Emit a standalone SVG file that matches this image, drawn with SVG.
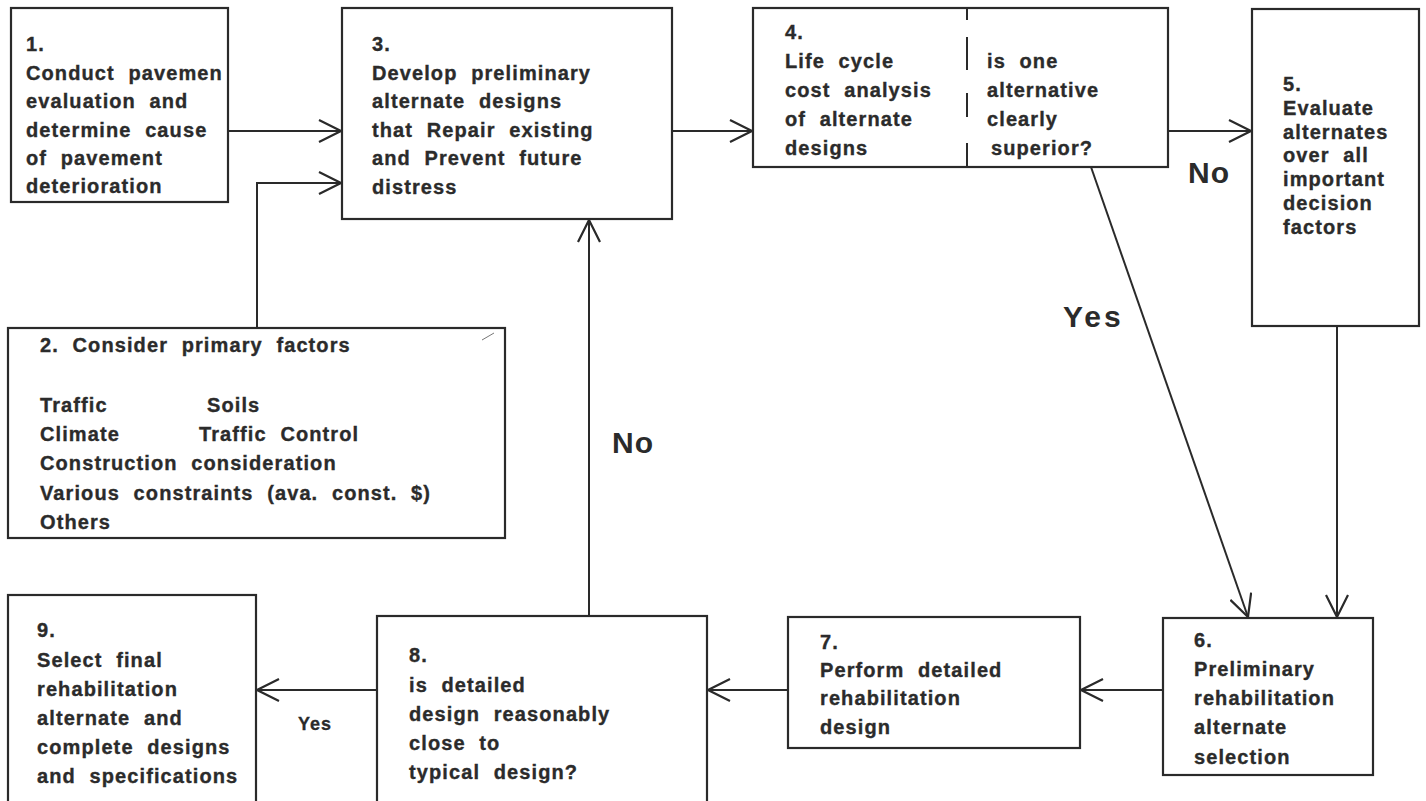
<svg xmlns="http://www.w3.org/2000/svg" width="1426" height="801" viewBox="0 0 1426 801">
  <defs>
    <style>
      .box { fill: #ffffff; stroke: #2a2a2a; stroke-width: 2.2; }
      .t { font-family: "Liberation Sans", Arial, sans-serif; font-weight: bold; font-size: 20px; fill: #2b2b2b; stroke: #2b2b2b; stroke-width: 0.35px; letter-spacing: 1.1px; word-spacing: 7px; }
      .lbl { font-family: "Liberation Sans", Arial, sans-serif; font-weight: bold; font-size: 30px; fill: #2b2b2b; letter-spacing: 1px; }
      .lbl-s { font-family: "Liberation Sans", Arial, sans-serif; font-weight: bold; font-size: 18px; fill: #2b2b2b; stroke: #2b2b2b; stroke-width: 0.3px; letter-spacing: 1px; }
      .line { fill: none; stroke: #2a2a2a; stroke-width: 2; }
    </style>
    <marker id="arrow" viewBox="0 0 24 24" refX="23" refY="12" markerWidth="24" markerHeight="24" markerUnits="userSpaceOnUse" orient="auto">
      <path d="M1,1 L23,12 L1,23" fill="none" stroke="#2a2a2a" stroke-width="2.2"/>
    </marker>
  </defs>
  <rect width="1426" height="801" fill="#ffffff"/>

  <!-- connectors -->
  <g id="connectors">
    <line class="line" x1="228" y1="131" x2="341" y2="131" marker-end="url(#arrow)"/>
    <polyline class="line" points="257,328 257,183 341,183" marker-end="url(#arrow)"/>
    <line class="line" x1="672" y1="131" x2="752" y2="131" marker-end="url(#arrow)"/>
    <line class="line" x1="1168" y1="131" x2="1251" y2="131" marker-end="url(#arrow)"/>
    <line class="line" x1="1091" y1="167" x2="1248" y2="617" marker-end="url(#arrow)"/>
    <line class="line" x1="1337" y1="326" x2="1337" y2="617" marker-end="url(#arrow)"/>
    <line class="line" x1="1163" y1="690" x2="1081" y2="690" marker-end="url(#arrow)"/>
    <line class="line" x1="788" y1="690" x2="708" y2="690" marker-end="url(#arrow)"/>
    <line class="line" x1="377" y1="690" x2="257" y2="690" marker-end="url(#arrow)"/>
    <line class="line" x1="589" y1="616" x2="589" y2="220" marker-end="url(#arrow)"/>
    <text class="lbl" x="1188" y="183">No</text>
    <text class="lbl" x="1063" y="327" style="letter-spacing:3px">Yes</text>
    <text class="lbl" x="612" y="453">No</text>
    <text class="lbl-s" x="298" y="730">Yes</text>
  </g>

  <!-- 1 -->
  <g id="node1">
    <rect class="box" x="11" y="8" width="217" height="194"/>
    <text class="t" x="26" y="51">1.</text>
    <text class="t" x="26" y="80">Conduct pavemen</text>
    <text class="t" x="26" y="108">evaluation and</text>
    <text class="t" x="26" y="137">determine cause</text>
    <text class="t" x="26" y="165">of pavement</text>
    <text class="t" x="26" y="193">deterioration</text>
  </g>

  <!-- 2 -->
  <g id="node2">
    <rect class="box" x="8" y="328" width="497" height="210"/>
    <line x1="482" y1="340" x2="494" y2="333" stroke="#777" stroke-width="1"/>
    <text class="t" x="40" y="352">2. Consider primary factors</text>
    <text class="t" x="40" y="412">Traffic</text>
    <text class="t" x="207" y="412">Soils</text>
    <text class="t" x="40" y="441">Climate</text>
    <text class="t" x="199" y="441">Traffic Control</text>
    <text class="t" x="40" y="470">Construction consideration</text>
    <text class="t" x="40" y="500">Various constraints (ava. const. $)</text>
    <text class="t" x="40" y="529">Others</text>
  </g>

  <!-- 3 -->
  <g id="node3">
    <rect class="box" x="342" y="8" width="330" height="211"/>
    <text class="t" x="372" y="51">3.</text>
    <text class="t" x="372" y="80">Develop preliminary</text>
    <text class="t" x="372" y="108">alternate designs</text>
    <text class="t" x="372" y="137">that Repair existing</text>
    <text class="t" x="372" y="165">and Prevent future</text>
    <text class="t" x="372" y="194">distress</text>
  </g>

  <!-- 4 -->
  <g id="node4">
    <rect class="box" x="753" y="8" width="415" height="159"/>
    <line x1="967" y1="8" x2="967" y2="167" stroke="#2a2a2a" stroke-width="2" stroke-dasharray="12,17,33,23,24,26,25"/>
    <text class="t" x="785" y="39">4.</text>
    <text class="t" x="785" y="68">Life cycle</text>
    <text class="t" x="785" y="97">cost analysis</text>
    <text class="t" x="785" y="126">of alternate</text>
    <text class="t" x="785" y="155">designs</text>
    <text class="t" x="987" y="68">is one</text>
    <text class="t" x="987" y="97">alternative</text>
    <text class="t" x="987" y="126">clearly</text>
    <text class="t" x="991" y="155">superior?</text>
  </g>

  <!-- 5 -->
  <g id="node5">
    <rect class="box" x="1252" y="9" width="167" height="317"/>
    <text class="t" x="1283" y="91">5.</text>
    <text class="t" x="1283" y="115">Evaluate</text>
    <text class="t" x="1283" y="139">alternates</text>
    <text class="t" x="1283" y="162">over all</text>
    <text class="t" x="1283" y="186">important</text>
    <text class="t" x="1283" y="210">decision</text>
    <text class="t" x="1283" y="234">factors</text>
  </g>

  <!-- 6 -->
  <g id="node6">
    <rect class="box" x="1163" y="618" width="210" height="157"/>
    <text class="t" x="1194" y="647">6.</text>
    <text class="t" x="1194" y="676">Preliminary</text>
    <text class="t" x="1194" y="705">rehabilitation</text>
    <text class="t" x="1194" y="734">alternate</text>
    <text class="t" x="1194" y="764">selection</text>
  </g>

  <!-- 7 -->
  <g id="node7">
    <rect class="box" x="788" y="617" width="292" height="131"/>
    <text class="t" x="820" y="649">7.</text>
    <text class="t" x="820" y="677">Perform detailed</text>
    <text class="t" x="820" y="705">rehabilitation</text>
    <text class="t" x="820" y="734">design</text>
  </g>

  <!-- 8 -->
  <g id="node8">
    <rect class="box" x="377" y="616" width="330" height="200"/>
    <text class="t" x="409" y="662">8.</text>
    <text class="t" x="409" y="692">is detailed</text>
    <text class="t" x="409" y="721">design reasonably</text>
    <text class="t" x="409" y="750">close to</text>
    <text class="t" x="409" y="779">typical design?</text>
  </g>

  <!-- 9 -->
  <g id="node9">
    <rect class="box" x="8" y="595" width="248" height="220"/>
    <text class="t" x="37" y="637">9.</text>
    <text class="t" x="37" y="667">Select final</text>
    <text class="t" x="37" y="696">rehabilitation</text>
    <text class="t" x="37" y="725">alternate and</text>
    <text class="t" x="37" y="754">complete designs</text>
    <text class="t" x="37" y="783">and specifications</text>
  </g>
</svg>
- - - -
- **What the task requires**: Extract the full listing above verbatim; pictures are to be left out of the copy.

- **Written answer**:
Emit a standalone SVG file that matches this image, drawn with SVG.
<svg xmlns="http://www.w3.org/2000/svg" width="1426" height="801" viewBox="0 0 1426 801">
  <defs>
    <style>
      .box { fill: #ffffff; stroke: #2a2a2a; stroke-width: 2.2; }
      .t { font-family: "Liberation Sans", Arial, sans-serif; font-weight: bold; font-size: 20px; fill: #2b2b2b; stroke: #2b2b2b; stroke-width: 0.35px; letter-spacing: 1.1px; word-spacing: 7px; }
      .lbl { font-family: "Liberation Sans", Arial, sans-serif; font-weight: bold; font-size: 30px; fill: #2b2b2b; letter-spacing: 1px; }
      .lbl-s { font-family: "Liberation Sans", Arial, sans-serif; font-weight: bold; font-size: 18px; fill: #2b2b2b; stroke: #2b2b2b; stroke-width: 0.3px; letter-spacing: 1px; }
      .line { fill: none; stroke: #2a2a2a; stroke-width: 2; }
    </style>
    <marker id="arrow" viewBox="0 0 24 24" refX="23" refY="12" markerWidth="24" markerHeight="24" markerUnits="userSpaceOnUse" orient="auto">
      <path d="M1,1 L23,12 L1,23" fill="none" stroke="#2a2a2a" stroke-width="2.2"/>
    </marker>
  </defs>
  <rect width="1426" height="801" fill="#ffffff"/>

  <!-- connectors -->
  <g id="connectors">
    <line class="line" x1="228" y1="131" x2="341" y2="131" marker-end="url(#arrow)"/>
    <polyline class="line" points="257,328 257,183 341,183" marker-end="url(#arrow)"/>
    <line class="line" x1="672" y1="131" x2="752" y2="131" marker-end="url(#arrow)"/>
    <line class="line" x1="1168" y1="131" x2="1251" y2="131" marker-end="url(#arrow)"/>
    <line class="line" x1="1091" y1="167" x2="1248" y2="617" marker-end="url(#arrow)"/>
    <line class="line" x1="1337" y1="326" x2="1337" y2="617" marker-end="url(#arrow)"/>
    <line class="line" x1="1163" y1="690" x2="1081" y2="690" marker-end="url(#arrow)"/>
    <line class="line" x1="788" y1="690" x2="708" y2="690" marker-end="url(#arrow)"/>
    <line class="line" x1="377" y1="690" x2="257" y2="690" marker-end="url(#arrow)"/>
    <line class="line" x1="589" y1="616" x2="589" y2="220" marker-end="url(#arrow)"/>
    <text class="lbl" x="1188" y="183">No</text>
    <text class="lbl" x="1063" y="327" style="letter-spacing:3px">Yes</text>
    <text class="lbl" x="612" y="453">No</text>
    <text class="lbl-s" x="298" y="730">Yes</text>
  </g>

  <!-- 1 -->
  <g id="node1">
    <rect class="box" x="11" y="8" width="217" height="194"/>
    <text class="t" x="26" y="51">1.</text>
    <text class="t" x="26" y="80">Conduct pavemen</text>
    <text class="t" x="26" y="108">evaluation and</text>
    <text class="t" x="26" y="137">determine cause</text>
    <text class="t" x="26" y="165">of pavement</text>
    <text class="t" x="26" y="193">deterioration</text>
  </g>

  <!-- 2 -->
  <g id="node2">
    <rect class="box" x="8" y="328" width="497" height="210"/>
    <line x1="482" y1="340" x2="494" y2="333" stroke="#777" stroke-width="1"/>
    <text class="t" x="40" y="352">2. Consider primary factors</text>
    <text class="t" x="40" y="412">Traffic</text>
    <text class="t" x="207" y="412">Soils</text>
    <text class="t" x="40" y="441">Climate</text>
    <text class="t" x="199" y="441">Traffic Control</text>
    <text class="t" x="40" y="470">Construction consideration</text>
    <text class="t" x="40" y="500">Various constraints (ava. const. $)</text>
    <text class="t" x="40" y="529">Others</text>
  </g>

  <!-- 3 -->
  <g id="node3">
    <rect class="box" x="342" y="8" width="330" height="211"/>
    <text class="t" x="372" y="51">3.</text>
    <text class="t" x="372" y="80">Develop preliminary</text>
    <text class="t" x="372" y="108">alternate designs</text>
    <text class="t" x="372" y="137">that Repair existing</text>
    <text class="t" x="372" y="165">and Prevent future</text>
    <text class="t" x="372" y="194">distress</text>
  </g>

  <!-- 4 -->
  <g id="node4">
    <rect class="box" x="753" y="8" width="415" height="159"/>
    <line x1="967" y1="8" x2="967" y2="167" stroke="#2a2a2a" stroke-width="2" stroke-dasharray="12,17,33,23,24,26,25"/>
    <text class="t" x="785" y="39">4.</text>
    <text class="t" x="785" y="68">Life cycle</text>
    <text class="t" x="785" y="97">cost analysis</text>
    <text class="t" x="785" y="126">of alternate</text>
    <text class="t" x="785" y="155">designs</text>
    <text class="t" x="987" y="68">is one</text>
    <text class="t" x="987" y="97">alternative</text>
    <text class="t" x="987" y="126">clearly</text>
    <text class="t" x="991" y="155">superior?</text>
  </g>

  <!-- 5 -->
  <g id="node5">
    <rect class="box" x="1252" y="9" width="167" height="317"/>
    <text class="t" x="1283" y="91">5.</text>
    <text class="t" x="1283" y="115">Evaluate</text>
    <text class="t" x="1283" y="139">alternates</text>
    <text class="t" x="1283" y="162">over all</text>
    <text class="t" x="1283" y="186">important</text>
    <text class="t" x="1283" y="210">decision</text>
    <text class="t" x="1283" y="234">factors</text>
  </g>

  <!-- 6 -->
  <g id="node6">
    <rect class="box" x="1163" y="618" width="210" height="157"/>
    <text class="t" x="1194" y="647">6.</text>
    <text class="t" x="1194" y="676">Preliminary</text>
    <text class="t" x="1194" y="705">rehabilitation</text>
    <text class="t" x="1194" y="734">alternate</text>
    <text class="t" x="1194" y="764">selection</text>
  </g>

  <!-- 7 -->
  <g id="node7">
    <rect class="box" x="788" y="617" width="292" height="131"/>
    <text class="t" x="820" y="649">7.</text>
    <text class="t" x="820" y="677">Perform detailed</text>
    <text class="t" x="820" y="705">rehabilitation</text>
    <text class="t" x="820" y="734">design</text>
  </g>

  <!-- 8 -->
  <g id="node8">
    <rect class="box" x="377" y="616" width="330" height="200"/>
    <text class="t" x="409" y="662">8.</text>
    <text class="t" x="409" y="692">is detailed</text>
    <text class="t" x="409" y="721">design reasonably</text>
    <text class="t" x="409" y="750">close to</text>
    <text class="t" x="409" y="779">typical design?</text>
  </g>

  <!-- 9 -->
  <g id="node9">
    <rect class="box" x="8" y="595" width="248" height="220"/>
    <text class="t" x="37" y="637">9.</text>
    <text class="t" x="37" y="667">Select final</text>
    <text class="t" x="37" y="696">rehabilitation</text>
    <text class="t" x="37" y="725">alternate and</text>
    <text class="t" x="37" y="754">complete designs</text>
    <text class="t" x="37" y="783">and specifications</text>
  </g>
</svg>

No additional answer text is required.